ASSUNTO ESPINHOSO O terceiro tema sensível é a definição de uma nova lei de reajuste do salário mínimo. Apesar de ser a renda mensal de cerca de 30 milhões de trabalhadores, não há uma palavra sequer sobre o assunto no programa de governo de Jair Bolsonaro (PSL). Como uma nova regra para reajuste do piso passará a vigorar no início de 2020, a legislação tem que ser sancionada em 2019. É assunto espinhoso porque implica aumento dos gastos previdenciários e sociais. A legislação atual estabelece que o mínimo seja reajustado pela inflação do ano anterior acrescida do crescimento do PIB de dois anos anteriores.
Por fim, o futuro líder do Executivo terá de lidar com a regra de correção dos salários dos servidores públicos. Parte expressiva das categorias tem acordo firmado em 2016 que vale só até 2019. “É preciso estabelecer o preceito para 2020. Mais uma dura batalha que poderá deixar sequelas na imagem do governo”, destaca Schymura. Além disso, não é possível empurrar para baixo do tapete, de novo, a reforma da Previdência. “Em síntese, o novo chefe do Poder Executivo enfrentará uma dura missão”, resume o pesquisador do FGV Ibre.
Na opinião de Ricardo Rocha, professor de Finanças da escola de negócios Insper, o ponto mais sensível é, de fato, o ajuste fiscal, como o governo pode aumentar receitas e reduzir gastos. “Qualquer movimentação, incluindo salário mínimo e reajuste de servidores, que são duas pressões fortes dentro do Congresso, depende de como o futuro presidente vai definir as políticas. Por enquanto, isso não está claro nas propostas dos candidatos que foram para o segundo turno”, afirma. * Estagiária sob supervisão de Rozane Oliveira
Campanha é só ensaio
O pesquisador Ricardo Rocha, do Insper, ressalta que o que deve ser feito pelo próximo presidente para a retomada da economia não é segredo. “Como fazer é que nenhum dos dois está falando. Campanha é uma coisa, governar é outra”, destaca. A decisão do próximo presidente tem que ficar clara. “O fato é que qualquer medida fiscal vai desagradar todo mundo, porque alguém vai ter que pagar mais. Servidores fazem muita pressão, são muito corporativistas, se defendem muito bem”, alerta. “Muito cuidado também em se falar em revogar teto de gastos. Isso sinaliza falta de compromisso com a gestão fiscal. Essa transição vai ser muito delicada”, opina.

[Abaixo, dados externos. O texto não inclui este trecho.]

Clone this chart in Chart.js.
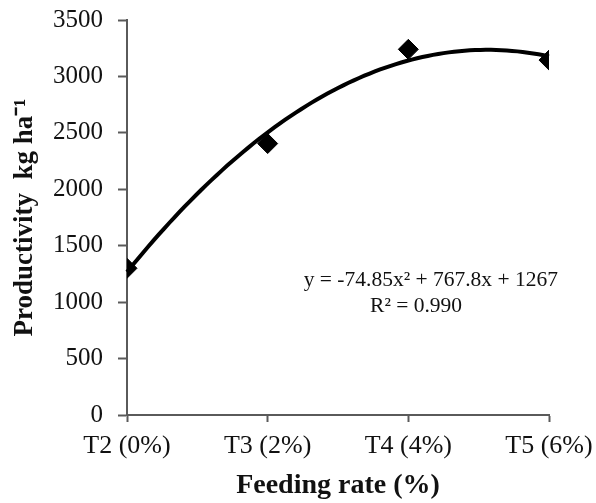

A solução, para os especialistas, é mais política do que fiscal. Serão necessárias medidas técnicas, obviamente, mas também será preciso muita negociação. Para a professora de Economia da Universidade Estadual do Rio de Janeiro (Uerj) Maria Beatriz de Albuquerque, os dois candidatos fizeram promessas que, claramente, não vão se situar dentro do teto dos gastos. “Eles colocam em risco a política de controle dos gastos. A emenda diz que as contas públicas só podem crescer dentro da margem da inflação e os projetos caminham no sentido de estourar esse limite”, afirma.
Quem quer que seja eleito, no entender da especialista, vai ter desafios enormes. “Sobre o diesel, a política é equivocada e olha para o passado. É um combustível muito poluente. Enquanto o mundo todo está substituindo o diesel, aqui se faz estímulo. O que o país precisa são opções de infraestrutura de transportes”, detalha.
O professor José Marilson Martins Dantas, do Departamento de Ciências Contábeis e Atuariais (CCA) da Universidade de Brasília (UnB), lembra que a economia do Brasil está frágil e se recupera lentamente da maior recessão da história. “Todos os temas que implicam mais gastos serão desafiadores porque existe a possibilidade de a arrecadação de 2019 ser menor do que a do ano anterior. O setor público terá de trabalhar a eficiência da estrutura de custos. Fazer mais, produzir mais, entregar mais para a sociedade, gastando menos”, ressalta.